**Supplied information**:
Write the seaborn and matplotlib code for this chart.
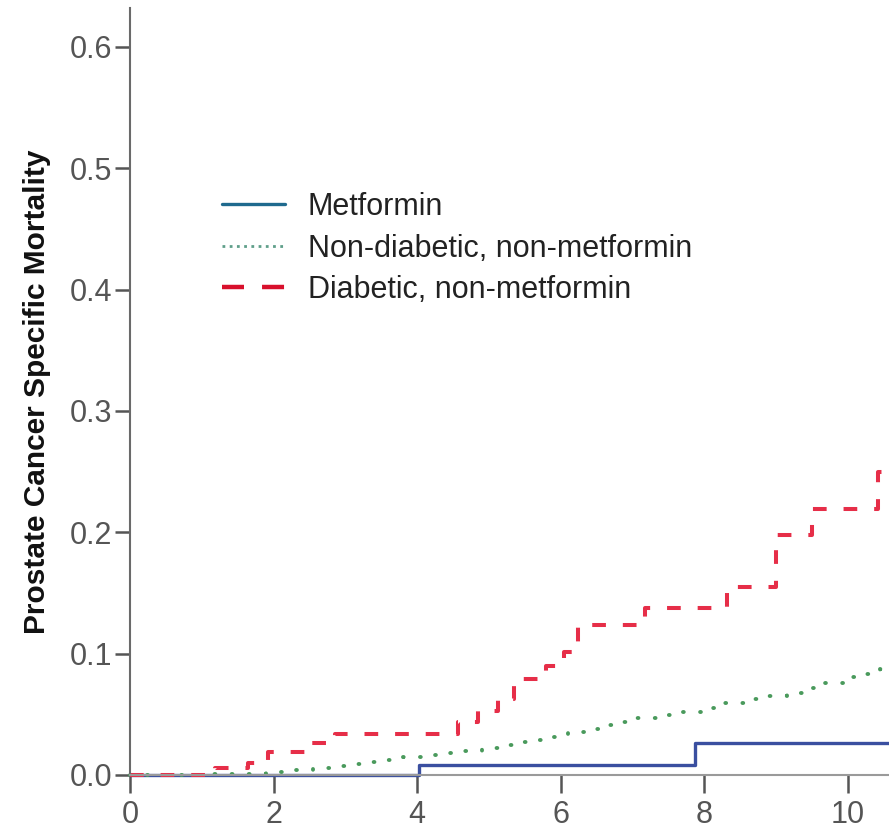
import matplotlib
matplotlib.use("Agg")
import matplotlib.pyplot as plt
from matplotlib.lines import Line2D
import numpy as np
import pandas as pd
import seaborn as sns

# Cumulative prostate-cancer-specific mortality by group (years of follow-up)
metformin_t = [0.0, 4.03, 7.87, 10.57]
metformin_y = [0.0, 0.008, 0.026, 0.026]

nondiab_t = [0.0, 1.0, 1.5, 1.9, 2.3, 2.55, 2.8, 3.05, 3.3, 3.5, 3.8, 4.05, 4.3,
             4.55, 4.9, 5.15, 5.35, 5.55, 5.8, 6.1, 6.35, 6.55, 6.75, 7.05, 7.35,
             7.65, 7.95, 8.25, 8.55, 8.85, 9.15, 9.4, 9.6, 9.95, 10.25, 10.45, 10.57]
nondiab_y = [0.0, 0.0005, 0.001, 0.0027, 0.004, 0.0056, 0.007, 0.009, 0.011, 0.0125,
             0.015, 0.0165, 0.018, 0.0195, 0.0225, 0.025, 0.027, 0.029, 0.031, 0.0355,
             0.038, 0.041, 0.044, 0.047, 0.0495, 0.052, 0.055, 0.059, 0.0625, 0.065,
             0.0675, 0.072, 0.076, 0.081, 0.083, 0.087, 0.087]

diab_t = [0.0, 1.18, 1.65, 1.92, 2.45, 2.85, 4.57, 4.85, 5.13, 5.35, 5.8, 6.05,
          6.24, 7.17, 8.31, 9.0, 9.5, 10.42, 10.57]
diab_y = [0.0, 0.006, 0.010, 0.019, 0.026, 0.034, 0.044, 0.053, 0.063, 0.079, 0.090,
          0.101, 0.124, 0.138, 0.155, 0.198, 0.219, 0.250, 0.250]

group_names = ["Metformin", "Non-diabetic, non-metformin", "Diabetic, non-metformin"]
x_ticks = [0, 2, 4, 6, 8, 10]
y_ticks = [0.0, 0.1, 0.2, 0.3, 0.4, 0.5, 0.6]
y_label = "Prostate Cancer Specific Mortality"

sns.set_theme(style="white")
plt.rcParams["font.family"] = ["Liberation Sans", "DejaVu Sans"]

fig = plt.figure(figsize=(8.89, 8.31), dpi=100)
ax = fig.add_axes([0.1462, 0.0674, 0.8538, 0.9230])

line_styles = {
    "Metformin": dict(color="#3a4fa0", linestyle="-", linewidth=2.4),
    "Non-diabetic, non-metformin": dict(color="#4a9a5c", linestyle=(0, (0.2, 4.2)),
                                        linewidth=2.8, dash_capstyle="round"),
    "Diabetic, non-metformin": dict(color="#e62e48", linestyle=(0, (3.4, 4.2)),
                                    linewidth=2.9),
}

series = [(metformin_t, metformin_y), (nondiab_t, nondiab_y), (diab_t, diab_y)]
for name, (t, y) in zip(group_names, series):
    df = pd.DataFrame({"time": t, "mortality": y})
    sns.lineplot(data=df, x="time", y="mortality", ax=ax, estimator=None,
                 drawstyle="steps-post", clip_on=False, **line_styles[name])

ax.set_xlim(0, 10.57)
ax.set_ylim(0, 0.632)
ax.set_xticks(x_ticks)
ax.set_yticks(y_ticks)
ax.set_xticklabels([str(v) for v in x_ticks])
ax.set_yticklabels([f"{v:.1f}" for v in y_ticks])
ax.set_xlabel("")
ax.set_ylabel(y_label, fontsize=21.5, fontweight="bold", color="#111111", labelpad=14)

for side in ["top", "right"]:
    ax.spines[side].set_visible(False)
ax.spines["left"].set_color("#6a6a6a")
ax.spines["left"].set_linewidth(1.5)
ax.spines["bottom"].set_color("#9a9a9a")
ax.spines["bottom"].set_linewidth(1.5)

ax.tick_params(axis="x", which="major", direction="out", length=13, width=1.8,
               color="#555555", labelsize=22, labelcolor="#555555", pad=5,
               bottom=True)
ax.tick_params(axis="y", which="major", direction="out", length=11, width=1.8,
               color="#555555", labelsize=22, labelcolor="#555555", pad=1.5,
               left=True)

legend_handles = [
    Line2D([], [], color="#1f6a8e", linestyle="-", linewidth=2.4),
    Line2D([], [], color="#5f9f8a", linestyle=(0, (1.0, 1.6)), linewidth=2.0),
    Line2D([], [], color="#d8102c", linestyle=(0, (4.95, 4.06)), linewidth=3.2),
]
fig.legend(legend_handles, group_names, loc="upper left",
           bbox_to_anchor=(0.2497, 0.769), frameon=False, fontsize=22,
           labelcolor="#222222", handlelength=2.05, handletextpad=0.75,
           labelspacing=0.38, borderpad=0, borderaxespad=0)

fig.savefig("out.png", dpi=100)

**Objective**: Filter the listing above for the string "seaborn" and copy every matching line.

**Right answer**:
Write the seaborn and matplotlib code for this chart.
import seaborn as sns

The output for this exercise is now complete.